● **Work to do**
Your copy of the material below should match it exactly, except that it holds no pictures.
━━━━━━━━━━━━━━━━━━━━━━━━━━━━━━
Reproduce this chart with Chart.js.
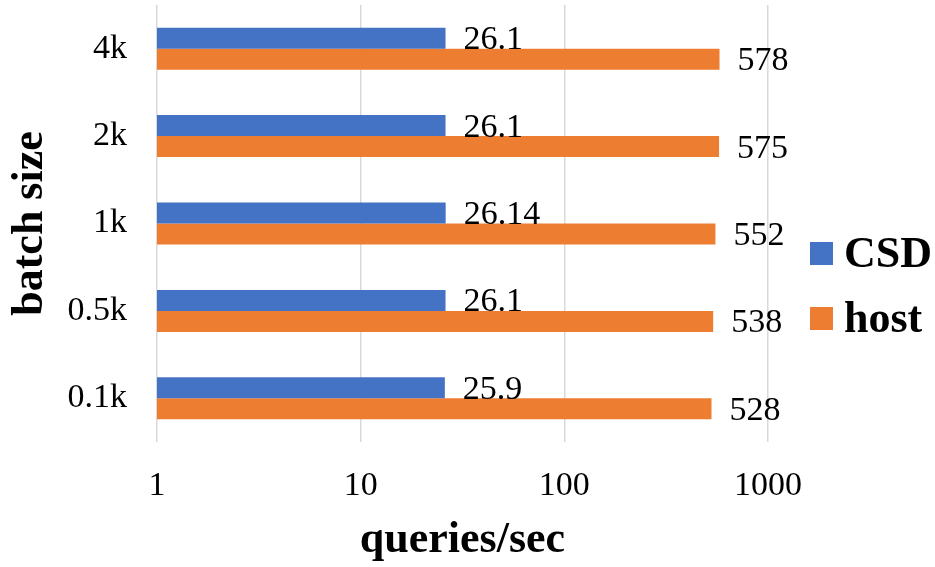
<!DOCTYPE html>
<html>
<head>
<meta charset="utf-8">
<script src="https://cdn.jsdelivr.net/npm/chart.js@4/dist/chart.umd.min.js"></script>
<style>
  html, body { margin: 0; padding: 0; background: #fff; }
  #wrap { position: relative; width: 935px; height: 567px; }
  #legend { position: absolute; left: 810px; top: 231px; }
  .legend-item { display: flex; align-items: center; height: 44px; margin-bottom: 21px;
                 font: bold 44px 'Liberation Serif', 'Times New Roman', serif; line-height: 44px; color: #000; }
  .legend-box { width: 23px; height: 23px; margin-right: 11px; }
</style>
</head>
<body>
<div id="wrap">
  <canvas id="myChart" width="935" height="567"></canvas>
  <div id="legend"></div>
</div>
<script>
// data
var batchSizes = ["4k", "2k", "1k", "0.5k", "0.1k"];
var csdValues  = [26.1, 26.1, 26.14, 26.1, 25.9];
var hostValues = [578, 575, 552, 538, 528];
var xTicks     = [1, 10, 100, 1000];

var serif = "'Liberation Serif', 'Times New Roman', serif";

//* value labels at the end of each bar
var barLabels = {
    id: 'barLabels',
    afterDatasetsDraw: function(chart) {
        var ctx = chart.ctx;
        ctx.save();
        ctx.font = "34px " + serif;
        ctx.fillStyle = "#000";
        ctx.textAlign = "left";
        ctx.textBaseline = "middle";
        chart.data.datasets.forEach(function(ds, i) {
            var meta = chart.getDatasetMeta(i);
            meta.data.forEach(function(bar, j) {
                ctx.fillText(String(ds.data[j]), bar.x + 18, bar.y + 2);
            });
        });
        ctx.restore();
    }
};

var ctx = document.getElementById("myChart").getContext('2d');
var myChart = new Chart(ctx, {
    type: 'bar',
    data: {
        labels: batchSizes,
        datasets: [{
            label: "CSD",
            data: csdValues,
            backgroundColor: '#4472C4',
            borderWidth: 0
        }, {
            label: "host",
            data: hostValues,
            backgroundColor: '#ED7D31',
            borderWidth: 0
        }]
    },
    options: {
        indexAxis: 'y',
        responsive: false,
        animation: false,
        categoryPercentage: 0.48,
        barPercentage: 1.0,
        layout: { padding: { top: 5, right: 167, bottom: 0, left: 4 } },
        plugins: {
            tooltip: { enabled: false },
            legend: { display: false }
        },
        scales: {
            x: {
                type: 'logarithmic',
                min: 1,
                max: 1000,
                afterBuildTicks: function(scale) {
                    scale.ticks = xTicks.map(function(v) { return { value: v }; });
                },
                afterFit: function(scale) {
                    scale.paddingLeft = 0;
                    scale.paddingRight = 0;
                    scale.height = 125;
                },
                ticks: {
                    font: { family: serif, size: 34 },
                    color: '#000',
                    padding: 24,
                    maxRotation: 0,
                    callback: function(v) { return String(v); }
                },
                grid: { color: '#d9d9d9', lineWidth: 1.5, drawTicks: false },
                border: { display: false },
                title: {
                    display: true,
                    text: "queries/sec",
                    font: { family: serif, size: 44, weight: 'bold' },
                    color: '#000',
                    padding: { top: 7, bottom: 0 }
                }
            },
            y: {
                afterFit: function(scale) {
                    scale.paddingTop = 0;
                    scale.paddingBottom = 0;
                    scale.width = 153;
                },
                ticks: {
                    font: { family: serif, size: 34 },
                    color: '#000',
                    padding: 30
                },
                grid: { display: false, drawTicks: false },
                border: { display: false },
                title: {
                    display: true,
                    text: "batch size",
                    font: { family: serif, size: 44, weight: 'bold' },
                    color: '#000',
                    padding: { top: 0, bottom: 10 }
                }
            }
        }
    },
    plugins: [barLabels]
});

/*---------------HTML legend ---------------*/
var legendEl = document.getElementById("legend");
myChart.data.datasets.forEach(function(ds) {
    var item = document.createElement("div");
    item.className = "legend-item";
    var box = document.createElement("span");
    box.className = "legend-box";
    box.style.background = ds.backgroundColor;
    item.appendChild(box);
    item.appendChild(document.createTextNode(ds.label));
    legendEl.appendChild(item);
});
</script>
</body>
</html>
━━━━━━━━━━━━━━━━━━━━━━━━━━━━━━
● **Problem solution**
Reproduce this chart with Chart.js.
<!DOCTYPE html>
<html>
<head>
<meta charset="utf-8">
<script src="https://cdn.jsdelivr.net/npm/chart.js@4/dist/chart.umd.min.js"></script>
<style>
  html, body { margin: 0; padding: 0; background: #fff; }
  #wrap { position: relative; width: 935px; height: 567px; }
  #legend { position: absolute; left: 810px; top: 231px; }
  .legend-item { display: flex; align-items: center; height: 44px; margin-bottom: 21px;
                 font: bold 44px 'Liberation Serif', 'Times New Roman', serif; line-height: 44px; color: #000; }
  .legend-box { width: 23px; height: 23px; margin-right: 11px; }
</style>
</head>
<body>
<div id="wrap">
  <canvas id="myChart" width="935" height="567"></canvas>
  <div id="legend"></div>
</div>
<script>
// data
var batchSizes = ["4k", "2k", "1k", "0.5k", "0.1k"];
var csdValues  = [26.1, 26.1, 26.14, 26.1, 25.9];
var hostValues = [578, 575, 552, 538, 528];
var xTicks     = [1, 10, 100, 1000];

var serif = "'Liberation Serif', 'Times New Roman', serif";

//* value labels at the end of each bar
var barLabels = {
    id: 'barLabels',
    afterDatasetsDraw: function(chart) {
        var ctx = chart.ctx;
        ctx.save();
        ctx.font = "34px " + serif;
        ctx.fillStyle = "#000";
        ctx.textAlign = "left";
        ctx.textBaseline = "middle";
        chart.data.datasets.forEach(function(ds, i) {
            var meta = chart.getDatasetMeta(i);
            meta.data.forEach(function(bar, j) {
                ctx.fillText(String(ds.data[j]), bar.x + 18, bar.y + 2);
            });
        });
        ctx.restore();
    }
};

var ctx = document.getElementById("myChart").getContext('2d');
var myChart = new Chart(ctx, {
    type: 'bar',
    data: {
        labels: batchSizes,
        datasets: [{
            label: "CSD",
            data: csdValues,
            backgroundColor: '#4472C4',
            borderWidth: 0
        }, {
            label: "host",
            data: hostValues,
            backgroundColor: '#ED7D31',
            borderWidth: 0
        }]
    },
    options: {
        indexAxis: 'y',
        responsive: false,
        animation: false,
        categoryPercentage: 0.48,
        barPercentage: 1.0,
        layout: { padding: { top: 5, right: 167, bottom: 0, left: 4 } },
        plugins: {
            tooltip: { enabled: false },
            legend: { display: false }
        },
        scales: {
            x: {
                type: 'logarithmic',
                min: 1,
                max: 1000,
                afterBuildTicks: function(scale) {
                    scale.ticks = xTicks.map(function(v) { return { value: v }; });
                },
                afterFit: function(scale) {
                    scale.paddingLeft = 0;
                    scale.paddingRight = 0;
                    scale.height = 125;
                },
                ticks: {
                    font: { family: serif, size: 34 },
                    color: '#000',
                    padding: 24,
                    maxRotation: 0,
                    callback: function(v) { return String(v); }
                },
                grid: { color: '#d9d9d9', lineWidth: 1.5, drawTicks: false },
                border: { display: false },
                title: {
                    display: true,
                    text: "queries/sec",
                    font: { family: serif, size: 44, weight: 'bold' },
                    color: '#000',
                    padding: { top: 7, bottom: 0 }
                }
            },
            y: {
                afterFit: function(scale) {
                    scale.paddingTop = 0;
                    scale.paddingBottom = 0;
                    scale.width = 153;
                },
                ticks: {
                    font: { family: serif, size: 34 },
                    color: '#000',
                    padding: 30
                },
                grid: { display: false, drawTicks: false },
                border: { display: false },
                title: {
                    display: true,
                    text: "batch size",
                    font: { family: serif, size: 44, weight: 'bold' },
                    color: '#000',
                    padding: { top: 0, bottom: 10 }
                }
            }
        }
    },
    plugins: [barLabels]
});

/*---------------HTML legend ---------------*/
var legendEl = document.getElementById("legend");
myChart.data.datasets.forEach(function(ds) {
    var item = document.createElement("div");
    item.className = "legend-item";
    var box = document.createElement("span");
    box.className = "legend-box";
    box.style.background = ds.backgroundColor;
    item.appendChild(box);
    item.appendChild(document.createTextNode(ds.label));
    legendEl.appendChild(item);
});
</script>
</body>
</html>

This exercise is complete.